Les conséquences sont désastreuses. Les malades souffrent et meurent par milliers, laissant les soignants épuisés physiquement et psychiquement. L’économie est à l’arrêt et l’avenir très sombre. Le confinement s’apprivoise, la vie ne devient pas si simple sans liberté d’aller et venir. Les familles ne peuvent plus accompagner leurs proches dans leur fin de vie ou dans les Ehpad sanctuarisés. Les obsèques se tiennent dans le cimetière ou à la porte du crématorium. Nos églises accueillent de moins en moins de célébrations, alors qu’il est toujours possible de vivre ce maillon essentiel pour le deuil.

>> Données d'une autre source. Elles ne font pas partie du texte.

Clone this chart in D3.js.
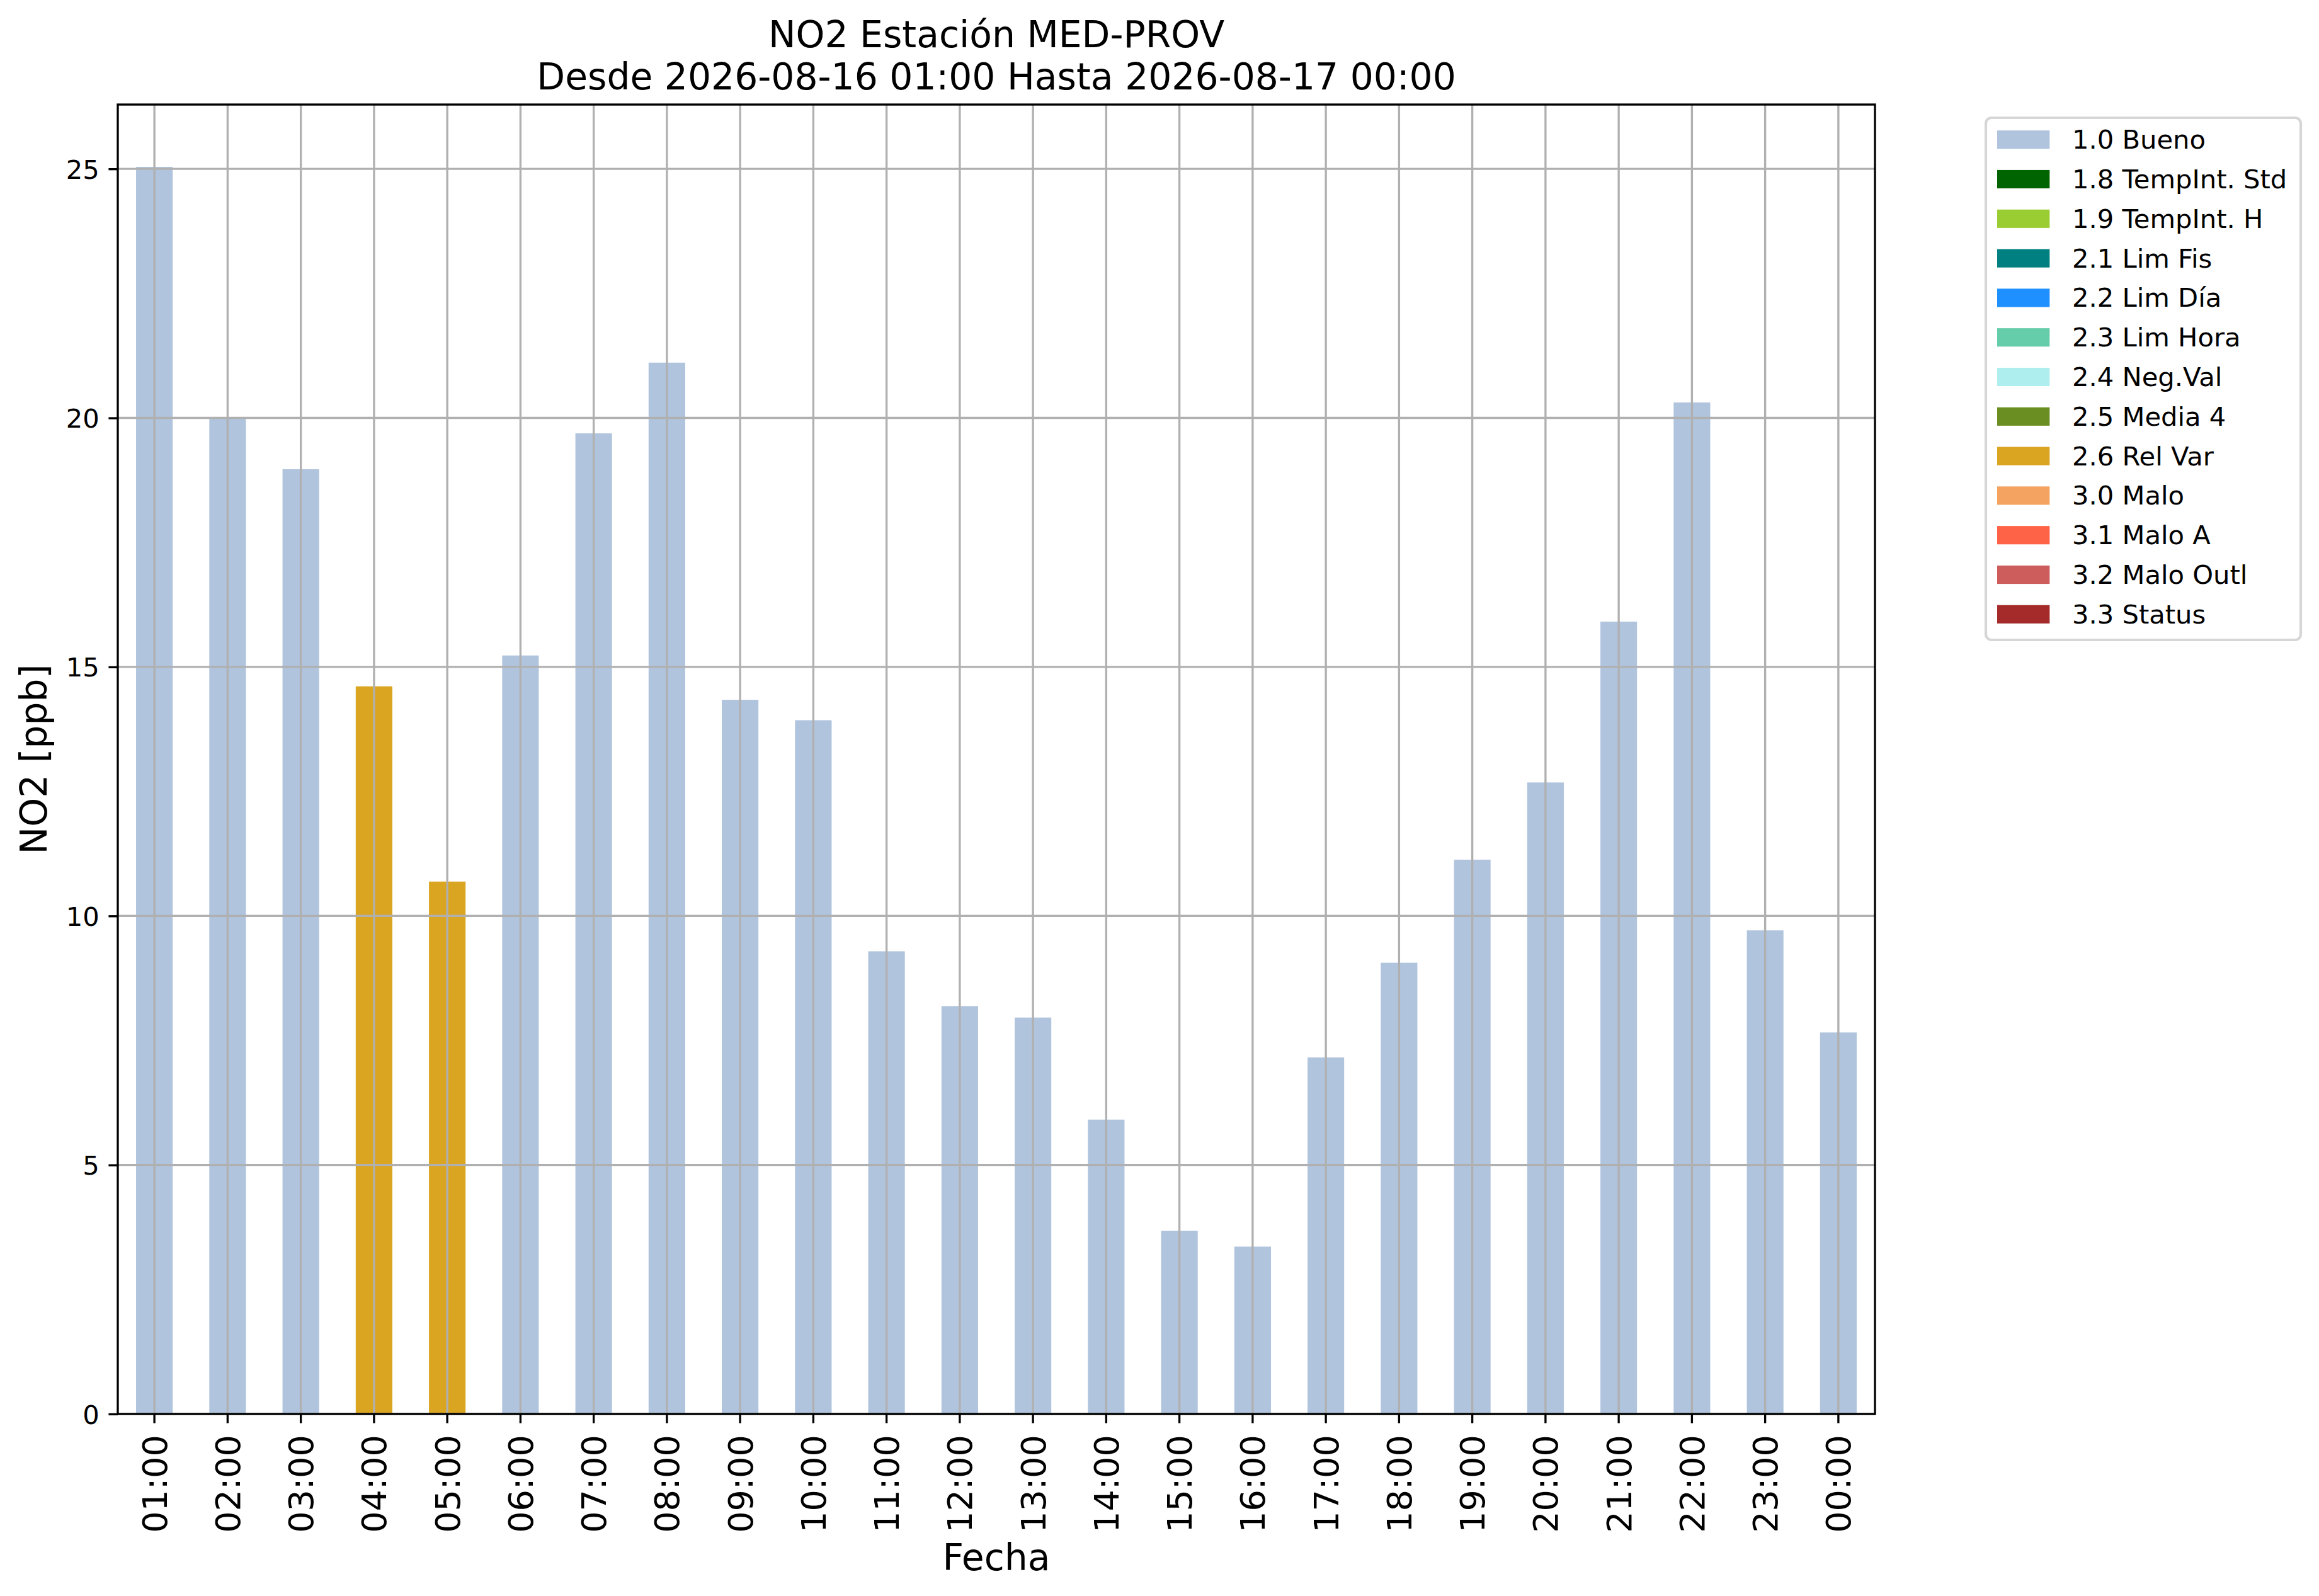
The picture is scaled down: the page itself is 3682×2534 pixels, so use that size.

Dans ce bouleversement de notre humanité, alors que l’on souhaite se tourner vers Dieu et sa miséricorde, les lieux de culte sont fermés et les offices interdits. Pourtant, en quelques jours les catholiques, prêtres et laïcs, s’organisent et diffusent des centaines de messes sur les réseaux sociaux sans parler des messes de KTO et du « Jour du Seigneur » qui battent des records d’audience (« Le Jour du Seigneur », avec plus de 2 millions de téléspectateurs, devant Téléfoot sur TF1 et Turbo sur M6, qui aurait cru cela ?). Le plébiscite est considérable dans la communauté catholique en général. Cette démultiplication des initiatives de la présence de l’Église catholique sur Internet étonne et enthousiasme la presse et nos contemporains : les catholiques existent bel et bien.
Pour sortir du tunnel
Cet engagement fort de l’Église catholique dans la transformation pastorale missionnaire, au travers de réseaux sociaux, permet de réconforter et de solidifier les communautés locales. Certains s’en attristent : quel est ce nouveau cléricalisme ? cette « débauche » de messes et autres prières sur les réseaux sociaux ? Pourtant, les catholiques dans leur ensemble plébiscitent cette nouvelle présence virtuelle. Ils savent qu’elle est nécessaire mais passagère, comme le pape François l’a précisé dans son homélie du 17 avril :
« L’Église, les Sacrements, le peuple de Dieu sont concrets. Il est vrai qu’en ce moment nous devons vivre cette familiarité avec le Seigneur de cette façon, mais pour sortir du tunnel, pas pour y rester. »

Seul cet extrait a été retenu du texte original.